Tuesday, December 14, 2010

Show Some Restraint


When Anastasia from Sweet Butter Bliss heard about the death of a Child due to restraint in a Texas Residential Treatment Center (RTC), she asked me to do a guest post for her blog on what it is like for the kid being restrained.  My gut reaction was “I still have a very hard time talking about that…"  (That must mean it is something I need talk about.)  So I agreed, and asked her for a trade.  I would do a guest post for her on being restrained (here) as a child and she would do one for me as someone who has to be willing to restrain a child as part of her job.  Here is what Anastasia has to say:  



I work at a Residential Treatment Center. An RTC for short. I work with kids who were either given up or taken from their homes. Sometimes it's because the parents did nothing wrong but they just can't handle the kid. But usually it's because the parents are asshats and the kid has been raised by said asshats and came out with any number of sociological and psychological  problems. And the asshats throw their hands up in the air and shipped them off .

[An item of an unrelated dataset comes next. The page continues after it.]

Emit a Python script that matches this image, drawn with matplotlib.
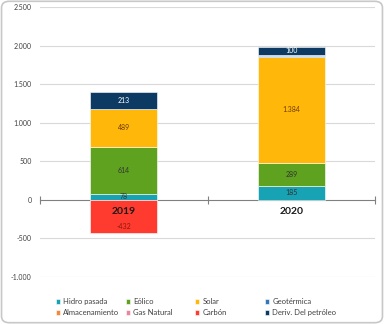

If I think too hard about the treatment of some of these sad faces I get angry. And their is nothing I can do about it. I try to focus on the girls now and do what I can to get them to trust me and I try to make them laugh as often as possible. They haven't had enough laughter in their lives. Not to get all hippy on you here but I feel like their problems all stem from not getting enough love from day one. So I try and remember that when they are trying our patience. It's all attention seeking behavior. 

Recently a boy in a Texas RTC died from a restraint. He was basically smothered to death. According to the news story the boy was restrained by one person, in a closet and died from asphyxiation.  My first problem was why the fuck were they in a closet? Secondly one man restraints are frowned upon, they are unsafe for the child and the restrainer. And the smothering, it takes some time to smother someone to death. It's not like in the movies. The child would have gone limp after losing consciousness and the employee should have let go immediately and called 911.  Obviously there's no proof, but the employee would have had to continue to "restrain" (i.e. smother)  him for a while after he passed out for him to die. And if you dig further you find out that Texas Department of Child Safety already had this treatment center on probation. Because two other children had died during restraints, and the staff had made two developmentally disabled girls fist fight over a snack. You know what they're probation included? No new placements. What the fuck? Two children die and the staff manipulating mentally ill children. But they are still open? The government had a hand in this boys death. Period.

I'm sorry. I'm ranting. Where I work we only do restraint if the child is going to hurt themselves or someone else. And some kids we don't even do restraints, either they are too big and will hurt us, or because it traumatizes them more. It has to be a two person restraint and if the child goes limp we release immediately. We have constant classes on restraint reduction. Restraint is our very last resort. 

At the beginning of my shift I had to perform a short personal restraint. That just means I held their arm or hand to prevent them from hurting me or themselves. And I still feel bad about it. I feel like I violated her space and should have talked to her more. Every time I feel bad, during it and afterwards. It makes me sick to think of Sunday going through the things she went through. I want to hug her, but she probably has trust issues.  

These kids are put in a place that they are supposed to feel safe and have people they trust in their lives. And when the kids are abused, mistreated, neglected or manipulated they just retreat further into themselves and we wonder why they age out and go right back into the system as adults, or why their children end up in the system. I wish I had some call to action to give you, but their aren't any petitions to sign, or bills to get passed. These are the forgotten children. If you have them, just go hug and kiss your children and try really hard not to be an asshat while raising them.